# OBJECTIVE
Copy out each line of the data holding "with".

# DATA
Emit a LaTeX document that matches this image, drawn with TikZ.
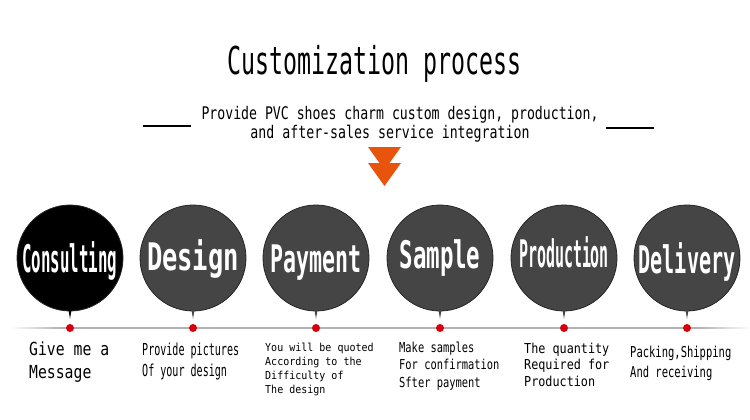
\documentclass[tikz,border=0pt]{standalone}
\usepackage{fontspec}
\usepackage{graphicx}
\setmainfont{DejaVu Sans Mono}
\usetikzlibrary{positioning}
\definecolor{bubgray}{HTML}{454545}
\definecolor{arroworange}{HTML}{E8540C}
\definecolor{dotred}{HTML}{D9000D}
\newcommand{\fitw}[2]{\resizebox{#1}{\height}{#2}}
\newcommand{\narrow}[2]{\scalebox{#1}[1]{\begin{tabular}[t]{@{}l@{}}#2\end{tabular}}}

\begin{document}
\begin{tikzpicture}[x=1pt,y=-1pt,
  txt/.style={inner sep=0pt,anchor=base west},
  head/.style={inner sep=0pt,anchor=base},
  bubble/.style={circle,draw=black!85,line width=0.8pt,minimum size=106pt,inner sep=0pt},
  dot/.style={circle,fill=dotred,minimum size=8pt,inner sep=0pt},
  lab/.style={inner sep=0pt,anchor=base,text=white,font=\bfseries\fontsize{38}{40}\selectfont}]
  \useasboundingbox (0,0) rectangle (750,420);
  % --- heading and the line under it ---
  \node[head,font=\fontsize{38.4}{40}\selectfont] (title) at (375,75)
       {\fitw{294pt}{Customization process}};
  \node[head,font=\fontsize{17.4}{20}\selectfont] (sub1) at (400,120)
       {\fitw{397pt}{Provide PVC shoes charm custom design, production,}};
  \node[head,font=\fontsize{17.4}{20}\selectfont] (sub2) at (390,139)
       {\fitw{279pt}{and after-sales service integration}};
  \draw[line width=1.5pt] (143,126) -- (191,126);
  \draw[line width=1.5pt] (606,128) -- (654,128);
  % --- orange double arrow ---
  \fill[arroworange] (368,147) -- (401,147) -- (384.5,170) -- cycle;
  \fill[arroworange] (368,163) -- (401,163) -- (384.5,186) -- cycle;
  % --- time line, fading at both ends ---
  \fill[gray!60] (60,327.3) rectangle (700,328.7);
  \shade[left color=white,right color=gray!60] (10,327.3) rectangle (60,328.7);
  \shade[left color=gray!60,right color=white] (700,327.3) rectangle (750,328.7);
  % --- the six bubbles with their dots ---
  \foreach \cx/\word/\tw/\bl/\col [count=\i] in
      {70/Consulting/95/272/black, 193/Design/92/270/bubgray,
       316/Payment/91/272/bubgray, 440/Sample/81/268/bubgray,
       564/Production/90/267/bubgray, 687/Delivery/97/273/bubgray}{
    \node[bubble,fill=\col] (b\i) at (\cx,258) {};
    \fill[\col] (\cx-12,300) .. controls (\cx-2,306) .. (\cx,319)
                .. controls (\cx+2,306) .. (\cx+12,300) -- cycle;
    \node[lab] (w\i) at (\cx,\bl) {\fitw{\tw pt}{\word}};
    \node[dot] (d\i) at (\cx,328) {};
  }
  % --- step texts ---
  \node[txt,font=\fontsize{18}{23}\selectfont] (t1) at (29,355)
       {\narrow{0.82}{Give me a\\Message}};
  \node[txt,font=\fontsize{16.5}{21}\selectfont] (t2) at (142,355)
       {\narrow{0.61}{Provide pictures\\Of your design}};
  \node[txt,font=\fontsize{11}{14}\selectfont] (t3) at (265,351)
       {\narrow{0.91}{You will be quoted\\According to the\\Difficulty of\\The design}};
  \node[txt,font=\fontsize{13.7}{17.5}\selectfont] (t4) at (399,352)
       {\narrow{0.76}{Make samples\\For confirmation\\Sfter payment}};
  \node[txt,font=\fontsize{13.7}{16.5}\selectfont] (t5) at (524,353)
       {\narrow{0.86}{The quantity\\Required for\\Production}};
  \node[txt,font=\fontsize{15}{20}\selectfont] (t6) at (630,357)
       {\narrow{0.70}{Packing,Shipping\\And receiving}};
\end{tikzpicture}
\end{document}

# FINAL RESULT
Emit a LaTeX document that matches this image, drawn with TikZ.
  % --- the six bubbles with their dots ---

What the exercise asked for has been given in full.